The implementation of legalized recreational marijuana includes a 20 percent state tax which will be used to fund addiction-treatment programs, environmental conservation, state parks and veteran care.

Under the bill legalizing the substance, which will take effect in January, counties are allowed to impose an additional 3 percent tax on marijuana, half of which will go directly to the county, with another 45 percent going to municipalities, and the remaining 5 percent going to the Montana Department of Revenue.

The imposition of such a tax would require a vote by the citizens of the county, one that can be included on any county election ballot or by special election.

The consensus at the meeting appeared to be in favor of putting such a tax into a special election that would take place at the same time as the city elections scheduled for this coming November, but many details require hashing out.

“I don’t see why we wouldn’t want to tax it,” said Blaine County Undersheriff Chris Adair. “I mean, there aren’t very many things that create tax revenue for Blaine County to begin with, so why would you want to miss the opportunity?”

There was some confusion expressed by some about whether what the county would use the money for would need to be specified on the ballot, but Blaine County Attorney Kelsie Harwood said, based on her understanding, the county can use the money from the tax however it wants, and is not required to specify that in the election.

Some expressed skepticism that even proponents of, or users of, recreational marijuana legalization would be keen on imposing a tax on themselves, but it does represent revenue the county has never had before.

“Are they going to tax themselves an additional three percent when they’re getting taxed 20 percent already?” asked Blaine County Commissioner Miles Hutton. “That should be interesting.”

Those present also discussed the possibility of cities like Chinook and Harlem voting for ordinances that prohibit dispensaries from being established in city limits.

Blaine County Clerk and Recorder Tammy Williams said, based on what she’s been told, any ordinance like that would be backed up by federal law and any ordinance they make regarding the placement of dispensaries would not be superseded by recreational marijuana’s recent legalization.

Harlem City Council Member Jennifer Owens said her constituents do have some legitimate concerns and questions regarding what the city can and should do regarding such ordinances.

Owens’ primary question was whether the city can choose to allow medicinal but not recreational dispensaries, or if it’s an all-or-nothing decision.

Judge Perry Miller suggested she get in contact with the legal counsel of the Montana League of Cities and Towns, that they would almost certainly have an answer.

Owens said she and Harlem Mayor Ralph Schneider agree that the people of the city should have control over whether to allow such establishments in the city.

She said based on her interactions with people, the majority support the regulated sale of marijuana and it makes little sense to her to turn down possible revenue that can be generated through taxation.

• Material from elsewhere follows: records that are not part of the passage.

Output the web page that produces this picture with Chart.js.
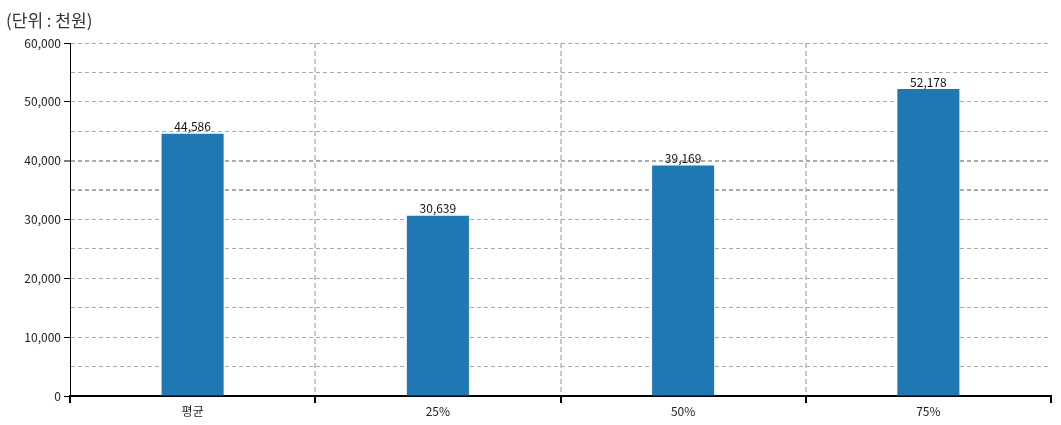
<!DOCTYPE html>
<html>
<head>
<meta charset="utf-8">
<script src="https://cdn.jsdelivr.net/npm/chart.js@4/dist/chart.umd.min.js"></script>
<style>
    body{ margin:0; background:#fff; }
    #wrap{ position:relative; width:1061px; height:425px; }
    #unit{
        position:absolute; left:6px; top:8px;
        font-family:"Noto Sans CJK KR", sans-serif; font-size:17px; color:#333;
        line-height:24px;
    }
</style>
</head>
<body>
<div id="wrap">
    <div id="unit">(단위 : 천원)</div>
    <canvas id="salaryChart" width="1061" height="425"></canvas>
</div>
<script>
const categories = ["평균", "25%", "50%", "75%"];
const values = [44586, 30639, 39169, 52178];
const yTicks = [0, 10000, 20000, 30000, 40000, 50000, 60000];

const FONT = "'Noto Sans CJK KR', sans-serif";

/* VALUE LABELS ABOVE BARS */
const valueLabels = {
    id: "valueLabels",
    afterDatasetsDraw(chart){
        let ctx = chart.ctx;
        let meta = chart.getDatasetMeta(0);
        ctx.save();
        ctx.font = "12px " + FONT;
        ctx.fillStyle = "#111";
        ctx.textAlign = "center";
        ctx.textBaseline = "bottom";
        meta.data.forEach((bar, i) => {
            ctx.fillText(values[i].toLocaleString("en-US"), bar.x, bar.y - 1);
        });
        ctx.restore();
    }
};

new Chart(document.getElementById("salaryChart"), {
    type: "bar",
    data: {
        labels: categories,
        datasets: [{
            data: values,
            backgroundColor: "#1f77b4",
            categoryPercentage: 1,
            barPercentage: 0.253
        }]
    },
    options: {
        responsive: false,
        animation: false,
        layout: { padding: { top: 43, right: 10, left: 0, bottom: 0 } },
        plugins: {
            legend: { display: false },
            tooltip: { enabled: false }
        },
        scales: {
            x: {
                offset: true,
                afterFit: s => { s.height = 29; },
                grid: {
                    offset: true,
                    color: c => c.type === "tick" && c.index > 0 ? "#c8c8c8" : "transparent",
                    lineWidth: 2,
                    tickColor: "#000",
                    tickWidth: 2,
                    tickLength: 7
                },
                border: { color: "#000", width: 2, dash: [5, 3] },
                ticks: {
                    color: "#222",
                    padding: 1,
                    font: { family: FONT, size: 12 }
                }
            },
            y: {
                min: 0,
                max: 60000,
                afterFit: s => { s.width = 70; },
                grid: {
                    color: "#aaa",
                    lineWidth: c => (c.tick && (c.tick.value === 35000 || c.tick.value === 40000)) ? 2 : 1,
                    tickColor: c => (c.tick && yTicks.includes(c.tick.value)) ? "#000" : "transparent",
                    tickWidth: 1,
                    tickLength: 6
                },
                border: { color: "#000", width: 1, dash: [4, 3] },
                ticks: {
                    stepSize: 5000,
                    autoSkip: false,
                    color: "#222",
                    padding: 3,
                    font: { family: FONT, size: 12 },
                    callback: v => yTicks.includes(v) ? v.toLocaleString("en-US") : ""
                }
            }
        }
    },
    plugins: [valueLabels]
});
</script>
</body>
</html>
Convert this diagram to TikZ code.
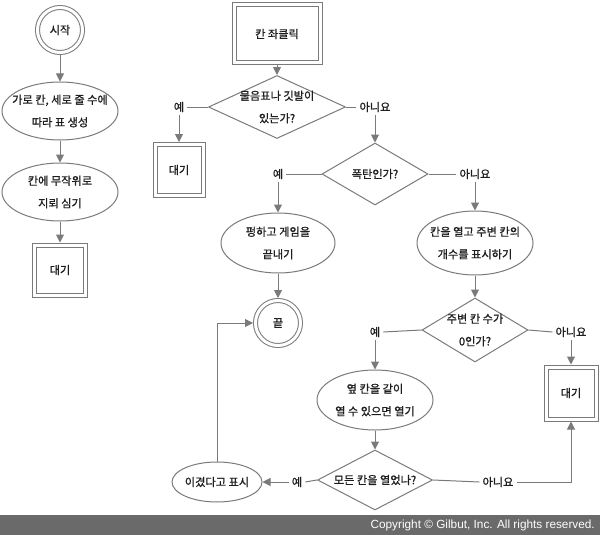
\documentclass[tikz,border=0pt]{standalone}
\usepackage{fontspec}
\newfontfamily\krfont[FakeBold=1.0]{Noto Sans CJK KR}
\newfontfamily\cpfont{Liberation Sans}
\usetikzlibrary{shapes.geometric,arrows.meta}
\definecolor{edgegray}{HTML}{7A7A7A}
\definecolor{bargray}{HTML}{6A6A6A}
\definecolor{inkgray}{HTML}{1E1E1E}
\begin{document}
\begin{tikzpicture}[x=1pt,y=-1pt,
  every node/.style={inner sep=0pt},
  shapeline/.style={draw=edgegray, line width=1pt},
  dbl/.style={shapeline, double=white, double distance=3pt, outer sep=2.5pt},
  terminal/.style={dbl, circle, minimum size=45pt},
  waitbox/.style={dbl, rectangle},
  process/.style={shapeline, ellipse},
  decision/.style={shapeline, diamond},
  txt/.style={font=\krfont\fontsize{11.2}{22.5}\selectfont, align=center, text=inkgray},
  ans/.style={txt, inner sep=3pt},
  flow/.style={draw=edgegray, line width=1pt, -{Triangle[length=8pt,width=8pt]}},
  link/.style={draw=edgegray, line width=1pt},
]
\useasboundingbox (0,0) rectangle (600,535);

% ---- setup column ----
\node[terminal, label={[txt]center:시작}] (start) at (60,30) {};
\node[process, minimum width=116pt, minimum height=58pt,
      label={[txt]center:{가로 칸, 세로 줄 수에\\따라 표 생성}}] (grid) at (60,111) {};
\node[process, minimum width=116pt, minimum height=58pt,
      label={[txt]center:{칸에 무작위로\\지뢰 심기}}] (mines) at (60,192) {};
\node[waitbox, minimum width=51pt, minimum height=50pt,
      label={[txt]center:대기}] (waitA) at (60,270) {};

\draw[flow] (start) -- (grid);
\draw[flow] (grid) -- (mines);
\draw[flow] (mines) -- (waitA);

% ---- click handling ----
\node[waitbox, minimum width=86pt, minimum height=58pt,
      label={[txt]center:칸 좌클릭}] (click) at (277,34) {};
\node[decision, minimum width=137pt, minimum height=63pt,
      label={[txt]center:{물음표나 깃발이\\있는가?}}] (flag) at (277,107) {};
\node[ans] (flagyes) at (179,107) {예};
\node[ans] (flagno) at (375,107) {아니요};
\node[waitbox, minimum width=48pt, minimum height=51pt,
      label={[txt]center:대기}] (waitB) at (179,170) {};

\draw[flow] (click) -- (flag);
\draw[link] (flag.west) -- (flagyes.east);
\draw[flow] (flagyes.south) -- (waitB.north);
\draw[link] (flag.east) -- (flagno.west);

\node[decision, minimum width=106pt, minimum height=62pt,
      label={[txt]center:폭탄인가?}] (bomb) at (375,174) {};
\draw[flow] (flagno.south) -- (bomb.north);
\node[ans] (bombyes) at (278,174) {예};
\node[ans] (bombno) at (475,174) {아니요};
\draw[link] (bomb.west) -- (bombyes.east);
\draw[link] (bomb.east) -- (bombno.west);

\node[process, minimum width=114pt, minimum height=60pt,
      label={[txt]center:{펑하고 게임을\\끝내기}}] (boom) at (278,243) {};
\node[terminal, label={[txt]center:끝}] (finish) at (278,323) {};
\draw[flow] (bombyes.south) -- (boom.north);
\draw[flow] (boom) -- (finish);

\node[process, minimum width=116pt, minimum height=64pt,
      label={[txt]center:{칸을 열고 주변 칸의\\개수를 표시하기}}] (open) at (475,243) {};
\draw[flow] (bombno.south) -- (open.north);

\node[decision, minimum width=106pt, minimum height=64pt,
      label={[txt]center:{주변 칸 수가\\0인가?}}] (zero) at (475,330) {};
\draw[flow] (open) -- (zero);
\node[ans] (zeroyes) at (375,332) {예};
\node[ans] (zerono) at (571,332) {아니요};
\draw[link] (zero.west) -- (zeroyes.east);
\draw[link] (zero.east) -- (zerono.west);

\node[waitbox, minimum width=50pt, minimum height=52pt,
      label={[txt]center:대기}] (waitC) at (571,393) {};
\draw[flow] (zerono.south) -- (waitC.north);

\node[process, minimum width=116pt, minimum height=60pt,
      label={[txt]center:{옆 칸을 같이\\열 수 있으면 열기}}] (spread) at (375,400) {};
\draw[flow] (zeroyes.south) -- (spread.north);

\node[decision, minimum width=115pt, minimum height=60pt,
      label={[txt]center:모든 칸을 열었나?}] (all) at (375,480) {};
\draw[flow] (spread) -- (all);
\node[ans] (allyes) at (297,482) {예};
\node[ans] (allno) at (498,482) {아니요};
\node[process, minimum width=90pt, minimum height=40pt,
      label={[txt]center:이겼다고 표시}] (win) at (217,482) {};
\draw[link] (all.west) -- (allyes.east);
\draw[flow] (allyes.west) -- (win.east);
\draw[link] (all.east) -- (allno.west);
\draw[flow] (allno.east) -| (waitC.south);
\draw[flow] (win.north) |- (finish.west);

% ---- footer ----
\fill[bargray] (0,515) rectangle (600,535);
\node[anchor=east, text=white, font=\cpfont\fontsize{11.8}{13}\selectfont]
  (copyright) at (595,525.5) {Copyright © Gilbut, Inc. All rights reserved.};
\end{tikzpicture}
\end{document}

Hill County Commissioner Jake Strissel, who attended the meeting, said the Hill County Commission has had a few conversations about marijuana taxation but no official meetings yet.

Strissel said city ordinances in Havre ban medical dispensaries in city limits and he’shopiung to talk to Havre Mayor Tim Solomon about the matter sometime in the near future.

He said dispensaries he’s spoken to don’t want to go through the tax headache of becoming recreational and will stay specifically medicinal.

DePriest said the commission will certainly hold more meetings about the issue and will look into filling the gaps in their understanding before moving forward with a possible resolution to put the tax up for a vote.

Blaine County Commissioner Dolores Plumage said she wants the community members to attend any public meetings on the matter and said their voices in this matter are valuable.

The tax could also be put on a ballot by petition, which Williams said usually requires signatures from 15 percent of voters in the area.